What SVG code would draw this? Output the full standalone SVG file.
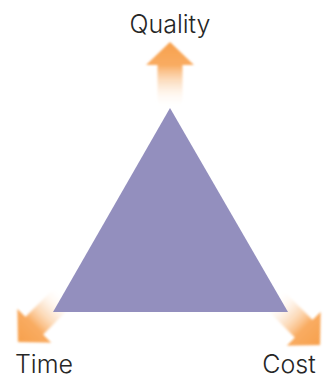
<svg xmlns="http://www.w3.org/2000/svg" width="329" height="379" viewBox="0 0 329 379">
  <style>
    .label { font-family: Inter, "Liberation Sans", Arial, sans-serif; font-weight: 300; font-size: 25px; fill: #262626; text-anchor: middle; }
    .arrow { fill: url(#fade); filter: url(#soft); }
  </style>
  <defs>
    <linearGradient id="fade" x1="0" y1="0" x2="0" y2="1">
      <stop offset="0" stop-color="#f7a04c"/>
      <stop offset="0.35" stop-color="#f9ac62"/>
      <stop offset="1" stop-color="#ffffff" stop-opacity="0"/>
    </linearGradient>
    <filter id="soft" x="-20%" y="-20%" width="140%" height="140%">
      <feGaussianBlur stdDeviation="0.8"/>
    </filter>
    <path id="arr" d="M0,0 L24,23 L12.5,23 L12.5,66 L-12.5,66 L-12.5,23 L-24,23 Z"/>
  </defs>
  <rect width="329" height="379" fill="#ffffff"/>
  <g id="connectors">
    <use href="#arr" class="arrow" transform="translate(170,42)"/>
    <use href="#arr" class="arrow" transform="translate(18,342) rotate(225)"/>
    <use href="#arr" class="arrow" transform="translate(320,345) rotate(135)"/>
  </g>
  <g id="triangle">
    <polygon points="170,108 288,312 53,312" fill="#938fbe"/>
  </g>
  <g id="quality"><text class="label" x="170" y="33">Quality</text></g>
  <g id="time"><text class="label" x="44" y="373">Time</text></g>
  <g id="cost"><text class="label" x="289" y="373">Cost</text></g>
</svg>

------------

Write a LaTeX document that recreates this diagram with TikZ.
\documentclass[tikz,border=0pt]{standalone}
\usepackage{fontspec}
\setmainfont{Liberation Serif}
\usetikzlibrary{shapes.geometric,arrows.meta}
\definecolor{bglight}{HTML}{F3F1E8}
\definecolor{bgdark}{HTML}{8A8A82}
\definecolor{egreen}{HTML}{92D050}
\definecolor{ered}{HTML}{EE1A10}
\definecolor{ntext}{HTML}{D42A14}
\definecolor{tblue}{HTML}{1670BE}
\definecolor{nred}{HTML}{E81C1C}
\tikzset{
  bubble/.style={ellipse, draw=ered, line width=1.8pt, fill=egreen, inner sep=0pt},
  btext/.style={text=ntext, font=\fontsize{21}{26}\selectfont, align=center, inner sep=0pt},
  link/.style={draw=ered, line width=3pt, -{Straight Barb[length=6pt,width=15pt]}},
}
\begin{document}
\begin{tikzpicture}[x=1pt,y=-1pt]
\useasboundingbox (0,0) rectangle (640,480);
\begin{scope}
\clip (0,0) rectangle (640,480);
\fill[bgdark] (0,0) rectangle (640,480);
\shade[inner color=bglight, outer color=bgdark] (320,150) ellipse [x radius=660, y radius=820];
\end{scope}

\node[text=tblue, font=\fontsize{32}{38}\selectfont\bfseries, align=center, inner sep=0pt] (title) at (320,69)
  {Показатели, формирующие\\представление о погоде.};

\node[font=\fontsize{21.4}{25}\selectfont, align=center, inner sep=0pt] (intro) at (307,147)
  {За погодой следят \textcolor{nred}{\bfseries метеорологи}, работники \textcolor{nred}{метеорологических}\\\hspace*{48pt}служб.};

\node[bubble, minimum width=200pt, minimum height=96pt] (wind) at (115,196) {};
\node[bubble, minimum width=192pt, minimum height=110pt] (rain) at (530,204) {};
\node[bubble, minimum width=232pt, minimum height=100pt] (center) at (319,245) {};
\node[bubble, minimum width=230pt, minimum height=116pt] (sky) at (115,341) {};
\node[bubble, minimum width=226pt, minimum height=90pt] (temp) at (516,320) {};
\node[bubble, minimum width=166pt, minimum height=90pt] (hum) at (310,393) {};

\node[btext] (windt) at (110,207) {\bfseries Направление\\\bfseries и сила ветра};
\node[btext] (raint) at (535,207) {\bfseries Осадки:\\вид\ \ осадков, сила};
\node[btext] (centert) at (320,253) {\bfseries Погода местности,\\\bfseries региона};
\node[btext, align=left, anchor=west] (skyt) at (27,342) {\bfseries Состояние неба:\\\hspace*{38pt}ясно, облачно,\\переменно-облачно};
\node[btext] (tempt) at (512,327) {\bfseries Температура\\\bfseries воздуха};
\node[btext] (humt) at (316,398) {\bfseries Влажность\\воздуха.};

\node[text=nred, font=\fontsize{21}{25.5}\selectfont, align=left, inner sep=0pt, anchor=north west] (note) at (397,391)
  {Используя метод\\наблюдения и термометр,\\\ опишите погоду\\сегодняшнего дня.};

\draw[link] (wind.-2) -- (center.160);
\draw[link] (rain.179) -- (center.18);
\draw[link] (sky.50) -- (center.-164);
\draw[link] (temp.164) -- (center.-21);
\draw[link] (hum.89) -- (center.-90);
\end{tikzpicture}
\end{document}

------------

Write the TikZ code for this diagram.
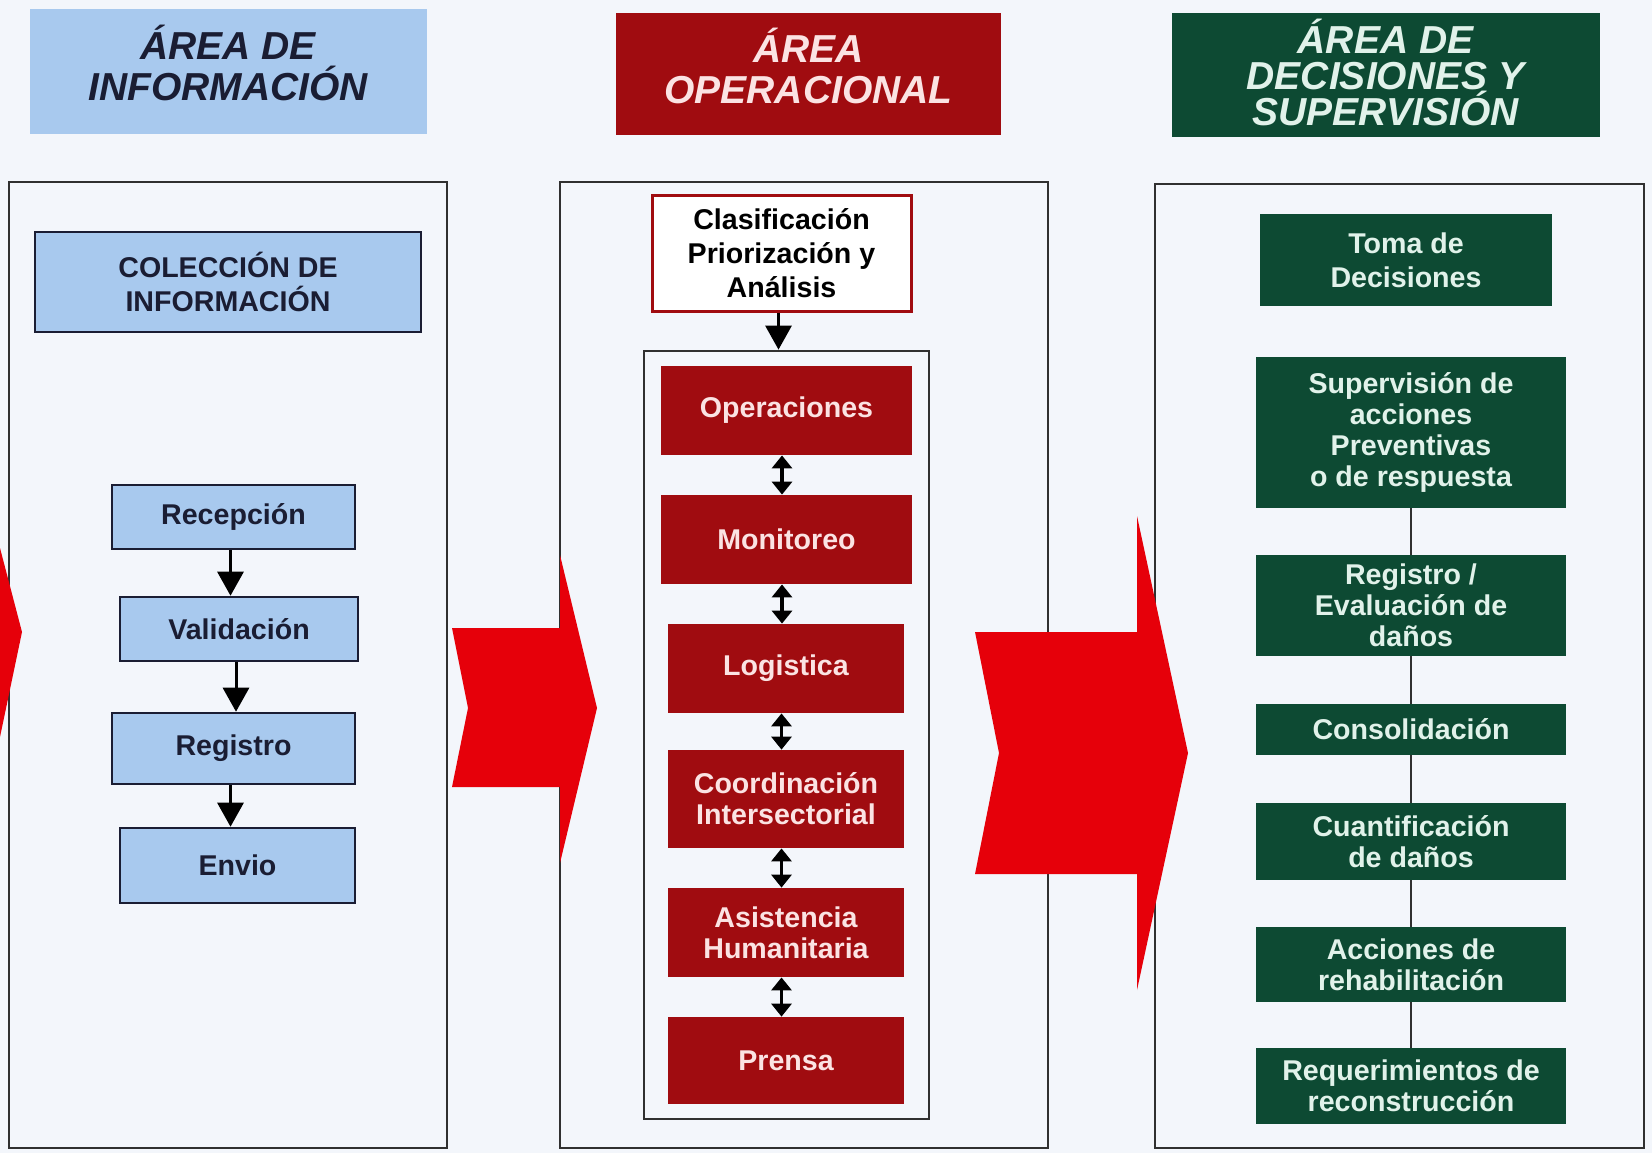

------------

• EXERCISE OBJECTIVE
Pick out and copy the lines of the entries that hold the string "this".

• TASK OUTPUT
What SVG code would draw this? Output the full standalone SVG file.
Write a LaTeX document that recreates this diagram with TikZ.
Write the TikZ code for this diagram.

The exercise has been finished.